This is what I expect from my project managers.
1. Know your customer.
- understand what they want
- understand why they want it (so you can make intelligent decisions)
Remember that you have both internal and external customers. The internal customer is the person or department inside your organization that you are doing this for. This could be your direct manager, or it could be someone from another department. The external customer is whoever is paying the company for your services. The primary customer is the one funding the effort. Because specifications are always open to interpretation, you must know why the customer wants this to help you make the right decisions.
2. Talk to your customers. There should be regular reports to the customer about what is going on.
- Schedule
- Budget
- Resource Plan
- Risks and Mitigation Plan
Make sure both the internal customers and the external customers are getting the message. Too often project managers stay silent about project slips or budget overruns in hopes of recovering later. The earlier you highlight these things the more help you will get to recover. I know delivering bad news is painful, but if you regularly don’t deliver bad news until the eleventh hour then I don’t want you on my project management team.

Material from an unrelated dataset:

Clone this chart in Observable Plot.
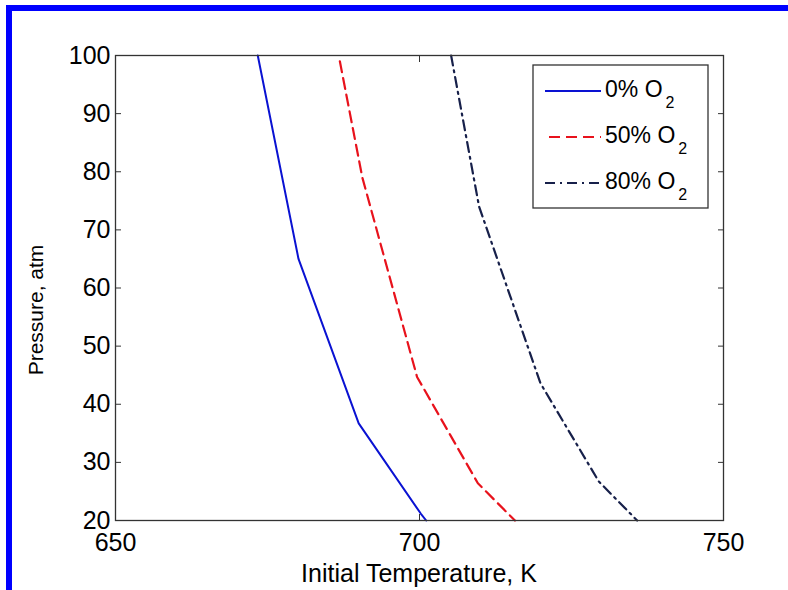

3. Drive completion of the task
- Drive the schedule – not just report it
- Secure the budget – if the budget is insufficient, scream for more
- Secure the resources – if the resources are insufficient, scream for more
- Manage the risks – discover them early and communicate them
Never say you could not do something because of fiscal constraints if you did not first go asking for more money for that particular task. Never say you could not do something because of resource constraints if you did not first go asking for more resources for that particular task. In general asking once is not enough. Senior management have thick heads, you need to be persistent or we don’t believe your complaint is real.